The pandemic has accelerated societal, business and political focus on sustainability, and ESG (Environment Social Governance) is now widely understood to be business critical. Why? In part, because it is on the long-term agenda of almost all large institutional investors, the largest owners of European blue-chip companies. These investors have multiplied global sustainable investment assets in the past decade with no sign of slowing the pace.

The foundation for the current boom in ESG investments was laid in the 2010s, after the 2008 financial crisis forced a reckoning on trust in capital markets. Financial crisis investors and companies soon sharpened their focus on restoring faith in the system, with the early 2010’s dominated by the rollout of new governance laws and best practice codes for companies and investors.

Later, the 2015 Paris Agreement triggered a clear connection between financial systems and climate change. According to the Agreement, “finance flows have to be made consistent with a pathway towards low greenhouse gas emissions…”. Quickly this idea spread beyond climate change - opening a wider discussion around aligning global financial flows with sustainable economic development.

While the “G” and the “E” gained significant momentum in this context, the “S” only truly surfaced as business critical during COVID. The pandemic crisis has created awareness of the vital importance of human capital, diversity, and workers’ rights for business growth coupled with a sustainable future.

Good Governance as the Essential Base for a Sustainable Business

No matter which aspect of ESG public debate focuses on in the current moment – companies must understand and view ESG as a triad. A good corporate governance system is a prerequisite to meet investors’ demands on environmental and social issues. It not only ensures transparency and accountability; it also creates business resilience. More fundamentally, good governance provides business leadership with license to operate to shape long-term corporate success. Institutional investors increasingly expect companies to link all three ESG components to its business model and embed them into their corporate strategy.

ESG Becomes the New Norm for Companies and Investors

The next phase of good governance in the years ahead will be a holistic approach towards a sustainable corporate governance - where the “E”, “S”, and “G” merge. This will result in the need to implement ESG expertise at board level, as large asset managers and institutional investors increasingly expect to regularly engage with board members on ESG issues. The annual CEO letters from BlackRock and State Street clearly show this new direction.

The direction is clear: ESG integration will become the standard practice for asset managers and institutional investors. But so far there has been limited guidance on how their investment approach will change and the sort of interim targets that might be adopted. In addition to existing frameworks, ratings, and benchmarks, the industry is working on common standards. According to a Blackrock study from last autumn, poor quality or availability of ESG data and analytics is the main obstacle for investors to invest even more sustainably.

The EU taxonomy will be the most relevant standard for defining what environmentally sustainable economic activities are. While these rules apply directly within the EU, the detailed sectoral guidance they provide are likely to be used globally in coming years.
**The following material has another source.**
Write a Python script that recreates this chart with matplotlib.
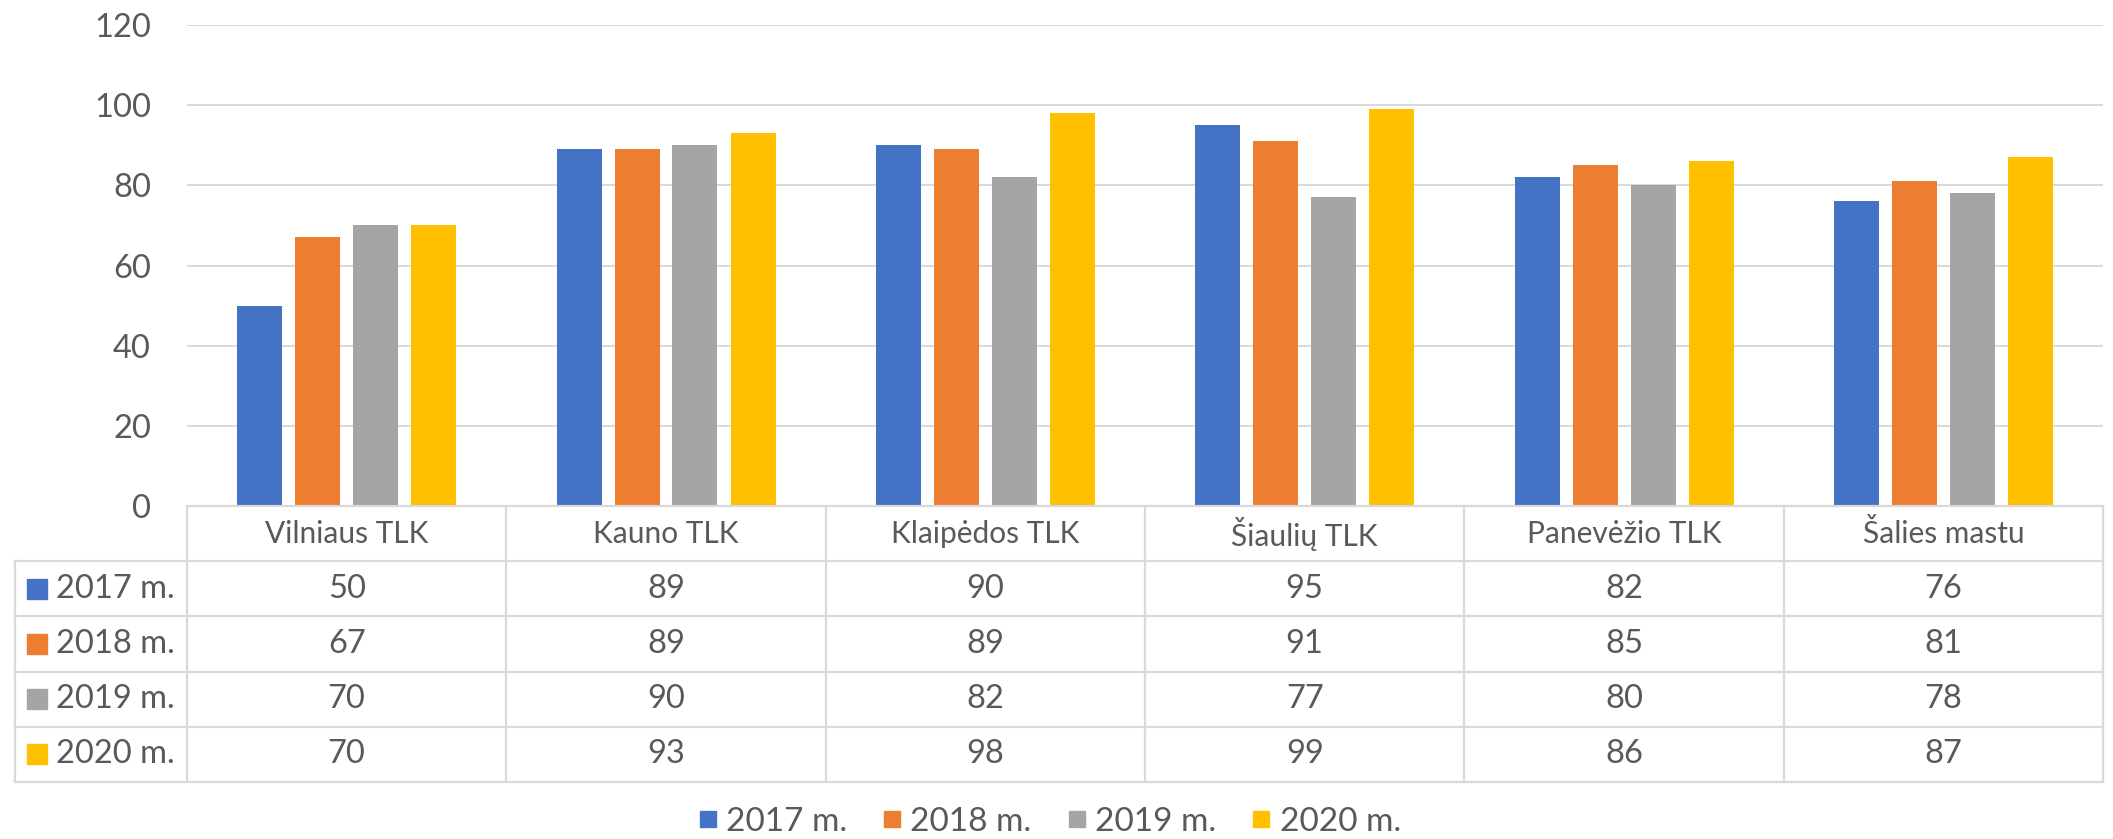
import matplotlib
matplotlib.use("Agg")
import matplotlib.pyplot as plt
from matplotlib.lines import Line2D

# data
categories = ["Vilniaus TLK", "Kauno TLK", "Klaipėdos TLK", "Šiaulių TLK", "Panevėžio TLK", "Šalies mastu"]
series_names = ["2017 m.", "2018 m.", "2019 m.", "2020 m."]
v2017 = [50, 89, 90, 95, 82, 76]
v2018 = [67, 89, 89, 91, 85, 81]
v2019 = [70, 90, 82, 77, 80, 78]
v2020 = [70, 93, 98, 99, 86, 87]
yticks = [0, 20, 40, 60, 80, 100, 120]

values = [v2017, v2018, v2019, v2020]
colors = ["#4472C4", "#ED7D31", "#A5A5A5", "#FFC000"]
text_col = "#595959"
grid_col = "#D9D9D9"

plt.rcParams["font.family"] = ["Lato", "DejaVu Sans"]
FS_CAT = 21.5   # category names
FS_NUM = 23.5   # numbers / row labels
FS_LEG = 24

W, H = 2113, 839
fig = plt.figure(figsize=(W / 100, H / 100), dpi=100)

# plot area in pixels
left, right, top, zero = 187, 2103, 25, 506
tab_left, tab_bottom = 15, 782
cw = (right - left) / len(categories)

ax = fig.add_axes([left / W, 1 - zero / H, (right - left) / W, (zero - top) / H])
pitch = 58 / cw
bw = 45 / cw
for k, (name, vals) in enumerate(zip(series_names, values)):
    xs = [i + (k - 1.5) * pitch for i in range(len(categories))]
    ax.bar(xs, vals, width=bw, color=colors[k], label=name, zorder=3)

ax.set_xlim(-0.5, len(categories) - 0.5)
ax.set_ylim(0, 120)
ax.set_yticks(yticks)
ax.set_xticks([])
for y in yticks[1:]:
    ax.axhline(y, color=grid_col, lw=1.4, zorder=1)
for s in ax.spines.values():
    s.set_visible(False)
ax.tick_params(axis="y", length=0, pad=26, labelsize=FS_NUM, labelcolor=text_col)

# data table below the plot
nrows = len(series_names) + 1
tax = fig.add_axes([tab_left / W, 1 - tab_bottom / H, (right - tab_left) / W, (tab_bottom - zero) / H])
xl = -0.5 - (left - tab_left) / cw
tax.set_xlim(xl, len(categories) - 0.5)
tax.set_ylim(nrows, 0)
tax.axis("off")
lw = 1.6
tax.plot([-0.5, len(categories) - 0.5], [0, 0], color=grid_col, lw=lw, clip_on=False)
for r in range(1, nrows + 1):
    tax.plot([xl, len(categories) - 0.5], [r, r], color=grid_col, lw=lw, clip_on=False)
tax.plot([xl, xl], [1, nrows], color=grid_col, lw=lw, clip_on=False)
for c in range(len(categories) + 1):
    tax.plot([c - 0.5, c - 0.5], [0, nrows], color=grid_col, lw=lw, clip_on=False)

for i, cat in enumerate(categories):
    tax.text(i, 0.5, cat, ha="center", va="center", fontsize=FS_CAT, color=text_col)
for k, (name, vals) in enumerate(zip(series_names, values)):
    r = k + 1.5
    tax.plot([-0.5 - (left - 36.5) / cw], [r], marker="s", ms=14.5, color=colors[k], clip_on=False)
    tax.text(-0.5 - (left - 56) / cw, r, name, ha="left", va="center", fontsize=FS_NUM, color=text_col)
    for i, v in enumerate(vals):
        tax.text(i, r, str(v), ha="center", va="center", fontsize=FS_NUM, color=text_col)

# legend
handles = [Line2D([], [], marker="s", ls="", ms=11, color=c) for c in colors]
fig.legend(handles, series_names, loc="center", bbox_to_anchor=(1050 / W, 1 - 822 / H),
           ncol=4, frameon=False, fontsize=FS_LEG, labelcolor=text_col,
           handlelength=0.5, handletextpad=0.3, columnspacing=1.1)

fig.savefig("out.png", dpi=100)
This increased focus on companies’ ESG record means sustainability topics must be integrated into CEO and corporate communications.

In addition, the pressure on companies in terms of climate targets will likely increase post-COP26 in November, the most important sustainability event since 2015. Companies should anticipate a tightening of existing climate targets and a new scope of action for companies. ESG practices will be more and more integrated in all economic sectors. Companies that ignore to act on

ESG will most likely face greater risks, whereas ESG leaders will take advantage of new opportunities. The ship has not completely sailed yet. There are still various opportunities for companies and investors to engage and shape the discourse and standards, but one thing is clear: There will be a competitive advantage for those who embrace ESG holistically.